Fiction & Drama
A Trace of Sun by Pam Williams acquired by Legend Press
You know the saying: “You can take the girl out of the council estate, but you can’t take the council estate out of the girl.” Well, it’s true. I grew up in a neat redbrick council house in Ellesmere Port, an industrial town on The Wirral, with a car worker Dad and cleaner mum, and after thirty years living away, it’s still home. Like most, I’m pretty sentimental about my childhood. Though my memoir piece, A Brief History of Industrial Action in Common People: An Anthology of Working Class Writers (ed. Kit de Waal), reminds me of the difficult realities of working class life. It focuses on the dark days of car industry strikes in the late seventies and early eighties, a time that almost broke us all.

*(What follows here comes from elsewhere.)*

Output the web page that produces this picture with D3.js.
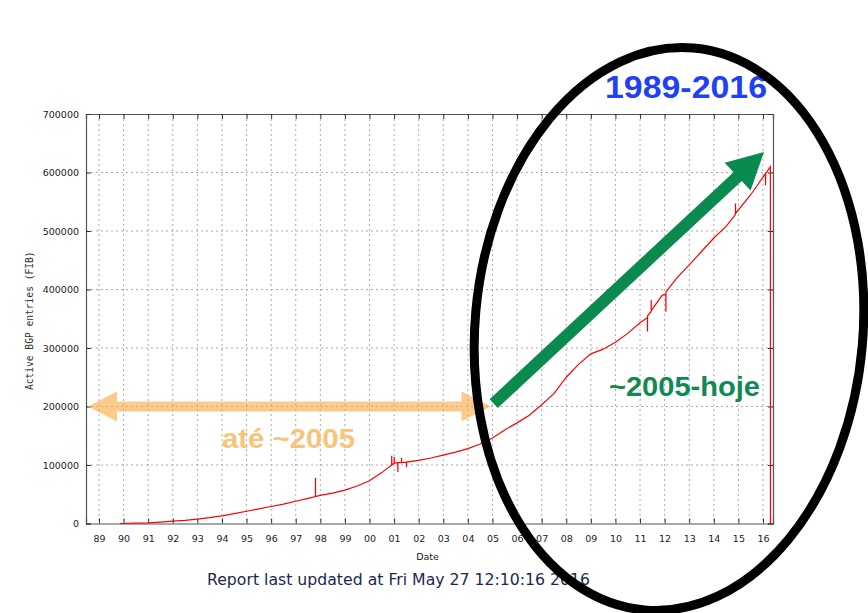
<!DOCTYPE html>
<html>
<head>
<meta charset="utf-8">
<script src="https://cdn.jsdelivr.net/npm/d3@7"></script>
<style>
  body { margin: 0; background: #fff; }
  svg { display: block; }
</style>
</head>
<body>
<div id="chart"></div>
<script>
// BGP table size (decimal year, active entries)
const years = [1989.85, 1990.5, 1991.0, 1991.5, 1992.0, 1992.5, 1993.0, 1993.5, 1994.0, 1994.5,
  1995.0, 1995.5, 1996.0, 1996.5, 1997.0, 1997.5, 1997.8, 1997.803, 1997.806, 1998.0,
  1998.5, 1999.0, 1999.5, 2000.0, 2000.5, 2000.9, 2000.903, 2000.906, 2001.0, 2001.003,
  2001.006, 2001.15, 2001.153, 2001.156, 2001.3, 2001.303, 2001.306, 2001.5, 2001.503, 2001.506,
  2002.0, 2002.5, 2003.0, 2003.5, 2004.0, 2004.5, 2005.0, 2005.5, 2006.0, 2006.5,
  2007.0, 2007.5, 2008.0, 2008.5, 2009.0, 2009.5, 2010.0, 2010.5, 2011.0, 2011.3,
  2011.303, 2011.306, 2011.45, 2011.453, 2011.456, 2011.9, 2012.05, 2012.053, 2012.056, 2012.5,
  2013.0, 2013.5, 2014.0, 2014.5, 2014.88, 2014.883, 2014.886, 2015.5, 2016.1, 2016.103,
  2016.106, 2016.3, 2016.303];
const entries = [0, 500, 1000, 2500, 4000, 5500, 7500, 10000, 13000, 17000,
  21000, 25000, 29000, 33000, 38000, 43000, 46000, 78000, 46000, 48000,
  52000, 57000, 64000, 73000, 87000, 100000, 116000, 100000, 103000, 114000,
  103000, 104000, 88000, 104000, 104000, 112000, 104000, 105000, 96000, 105000,
  108000, 112000, 117000, 122000, 128000, 136000, 146000, 160000, 172000, 185000,
  203000, 222000, 250000, 272000, 290000, 298000, 310000, 325000, 343000, 352000,
  328000, 355000, 362000, 382000, 364000, 390000, 392000, 362000, 396000, 420000,
  442000, 465000, 488000, 508000, 528000, 547000, 530000, 562000, 598000, 578000,
  598000, 610000, 0];

const yearTicks = d3.range(1989, 2017);
const yearLabels = yearTicks.map(y => String(y % 100).padStart(2, "0"));
const entryTicks = [0, 100000, 200000, 300000, 400000, 500000, 600000, 700000];

const W = 868, H = 613;
const plot = {left: 86, right: 773, top: 114, bottom: 523.5};

const svg = d3.select("#chart").append("svg")
  .attr("width", W).attr("height", H);

const x = d3.scaleLinear().domain([1988.471, 2016.407]).range([plot.left, plot.right]);
const y = d3.scaleLinear().domain([0, 700000]).range([plot.bottom, plot.top]);

const tickFont = "DejaVu Sans, sans-serif";

// dotted grid
svg.append("g")
  .selectAll("line.vx").data(yearTicks).join("line")
  .attr("x1", d => x(d)).attr("x2", d => x(d))
  .attr("y1", plot.top).attr("y2", plot.bottom)
  .attr("stroke", "#aaa").attr("stroke-width", 1).attr("stroke-dasharray", "2,3");
svg.append("g")
  .selectAll("line.hy").data(entryTicks.slice(1, -1)).join("line")
  .attr("x1", plot.left).attr("x2", plot.right)
  .attr("y1", d => y(d)).attr("y2", d => y(d))
  .attr("stroke", "#aaa").attr("stroke-width", 1).attr("stroke-dasharray", "2,3");

// axes, ticks inward and mirrored like gnuplot
svg.append("g")
  .attr("transform", `translate(0,${plot.bottom})`)
  .call(d3.axisBottom(x).tickValues(yearTicks).tickSize(-5).tickPadding(12)
    .tickFormat((d, i) => yearLabels[i]));
svg.append("g")
  .attr("transform", `translate(0,${plot.top})`)
  .call(d3.axisTop(x).tickValues(yearTicks).tickSize(-5).tickFormat(""));
svg.append("g")
  .attr("transform", `translate(${plot.left},0)`)
  .call(d3.axisLeft(y).tickValues(entryTicks).tickSize(-5).tickPadding(7).tickFormat(d3.format("d")));
svg.append("g")
  .attr("transform", `translate(${plot.right},0)`)
  .call(d3.axisRight(y).tickValues(entryTicks).tickSize(-5).tickFormat(""));

svg.selectAll(".domain").attr("stroke", "#555").attr("stroke-width", 1.2);
svg.selectAll(".tick line").attr("stroke", "#333");
svg.selectAll(".tick text")
  .attr("font-family", tickFont).attr("font-size", 9.5).attr("fill", "#222");

// the data line
svg.append("path")
  .datum(years.map((d, i) => [d, entries[i]]))
  .attr("fill", "none")
  .attr("stroke", "#ff0000")
  .attr("stroke-width", 1.2)
  .attr("d", d3.line().x(d => x(d[0])).y(d => y(d[1])));

// axis titles
svg.append("text")
  .attr("x", (plot.left + plot.right) / 2 - 2).attr("y", 560)
  .attr("text-anchor", "middle")
  .attr("font-family", tickFont).attr("font-size", 9.5).attr("fill", "#222")
  .text("Date");

svg.append("text")
  .attr("transform", `translate(33,${(plot.top + plot.bottom) / 2 + 2}) rotate(-90)`)
  .attr("text-anchor", "middle")
  .attr("font-family", "DejaVu Sans Mono, monospace").attr("font-size", 9.6).attr("fill", "#333")
  .text("Active BGP entries (FIB)");

svg.append("text")
  .attr("x", 207).attr("y", 585)
  .attr("font-family", tickFont).attr("font-size", 15).attr("fill", "#1c2850")
  .attr("textLength", 383).attr("lengthAdjust", "spacingAndGlyphs")
  .text("Report last updated at Fri May 27 12:10:16 2016");

// arrows
function arrowPath(x0, y0, x1, y1, shaft, headW, headL) {
  const dx = x1 - x0, dy = y1 - y0, len = Math.hypot(dx, dy);
  const ux = dx / len, uy = dy / len, px = -uy, py = ux;
  const pt = (a, b) => [x0 + ux * a + px * b, y0 + uy * a + py * b];
  return [pt(0, -shaft / 2), pt(len - headL, -shaft / 2), pt(len - headL, -headW / 2),
    pt(len, 0), pt(len - headL, headW / 2), pt(len - headL, shaft / 2), pt(0, shaft / 2)];
}
function doubleArrow(x0, x1, yy, shaft, headH, headL) {
  return [[x0, yy], [x0 + headL, yy - headH / 2], [x0 + headL, yy - shaft / 2],
    [x1 - headL, yy - shaft / 2], [x1 - headL, yy - headH / 2], [x1, yy],
    [x1 - headL, yy + headH / 2], [x1 - headL, yy + shaft / 2],
    [x0 + headL, yy + shaft / 2], [x0 + headL, yy + headH / 2]];
}
const poly = d3.line();

svg.append("path")
  .attr("d", poly(doubleArrow(x(1988.55), x(2004.92), y(200000), 10, 30, 29)) + "Z")
  .attr("fill", "#f9a640").attr("opacity", 0.6);

svg.append("text")
  .attr("x", 222).attr("y", 448)
  .attr("font-family", "Liberation Sans, Arial, sans-serif").attr("font-weight", "bold")
  .attr("font-size", 28).attr("fill", "#fbc37a")
  .attr("textLength", 133).attr("lengthAdjust", "spacingAndGlyphs")
  .text("até ~2005");

svg.append("path")
  .attr("d", poly(arrowPath(x(2005.05), y(205000), x(2016.04), y(635000), 12, 38, 36)) + "Z")
  .attr("fill", "#0b8a4f");

svg.append("text")
  .attr("x", 609).attr("y", 396)
  .attr("font-family", "Liberation Sans, Arial, sans-serif").attr("font-weight", "bold")
  .attr("font-size", 27).attr("fill", "#108a52")
  .attr("textLength", 151).attr("lengthAdjust", "spacingAndGlyphs")
  .text("~2005-hoje");

svg.append("text")
  .attr("x", 605).attr("y", 98)
  .attr("font-family", "Liberation Sans, Arial, sans-serif").attr("font-weight", "bold")
  .attr("font-size", 32).attr("fill", "#1f40f5")
  .attr("textLength", 162).attr("lengthAdjust", "spacingAndGlyphs")
  .text("1989-2016");

// black ellipse on top
svg.append("ellipse")
  .attr("transform", "translate(669,329) rotate(5)")
  .attr("rx", 194).attr("ry", 282)
  .attr("fill", "none").attr("stroke", "#000").attr("stroke-width", 9);
</script>
</body>
</html>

Mine was only one of the thirty four pieces included in the Common People anthology, and from the response of reviewers and audience members at literary events, they are stories people longed to hear. Many times after a reading I’ve been approached and told: “This was my life, and it’s the first time I’ve been able to read about it in a book.” So, making sure all kinds of people are represented in literature is not just important to writers, but to readers too. I know from being a teacher for almost thirty years that, sometimes, connecting with a book, or a character can change a life. But literature can only be transformative if it is a reflection of real lives and real histories. Making sure that writers – and others in the publishing industry, for that matter- are from all kinds of backgrounds is essential in a changing cultural landscape, if we want to secure the future of books.
The other thing that comes up when I read from Common People at festivals is whether I still have an authentic working class voice now I’m a graduate and a teacher. It’s a valid question. And I am always careful not to respond in a contentious or partisan way, because at the end of the day, being working class is simply what I am; my very existence is not a political statement. I have a certain approach and a certain awareness that comes directly from my upbringing: it’s in the bone.
So, how has being working class affected me as a writer? Well, I don’t particularly write about working class characters in my fiction, although a working class sensibility will always come through in my work. Then, there’s obviously been a time issue because of a lack of financial freedom. I’ve worked full time all of my adult life. But of course, this is true of many writers, no matter what their background. I think the main effect being working class has had on my writing is one of psychology. Can I really be a writer? Isn’t that for other people with other kinds of lives? I didn’t know anyone who wrote for publication as I was growing up. Neither did I know anyone who worked in the publishing industry. I’d only been to London – where publishing is centred – once on a school trip. And even going into a bookshop to browse seemed a little alien. You have to see it to be it, as they say, and I never saw any one being a literary success.
Certainly, the Common People Project has gone some way to addressing my feelings of marginalisation. I attended Penguin Write Now Live at their headquarters in The Strand, then the New Writing North Fiction Salon at Hachette on Victoria Embankment. I mixed with agents and publishers, and everyone was warm and human. They talked passionately about books and writing – and quite quickly, I didn’t feel like an interloper. A wall had come down, even after all these years, and finally I could see things from the inside.
It’s taken a long time to get to the point of not feeling like an uninvited guest. Yet, I’m still very proud of my working class background. Like any writer I feel I have a lot to say, but because of my background it took a long time to find the confidence to be heard.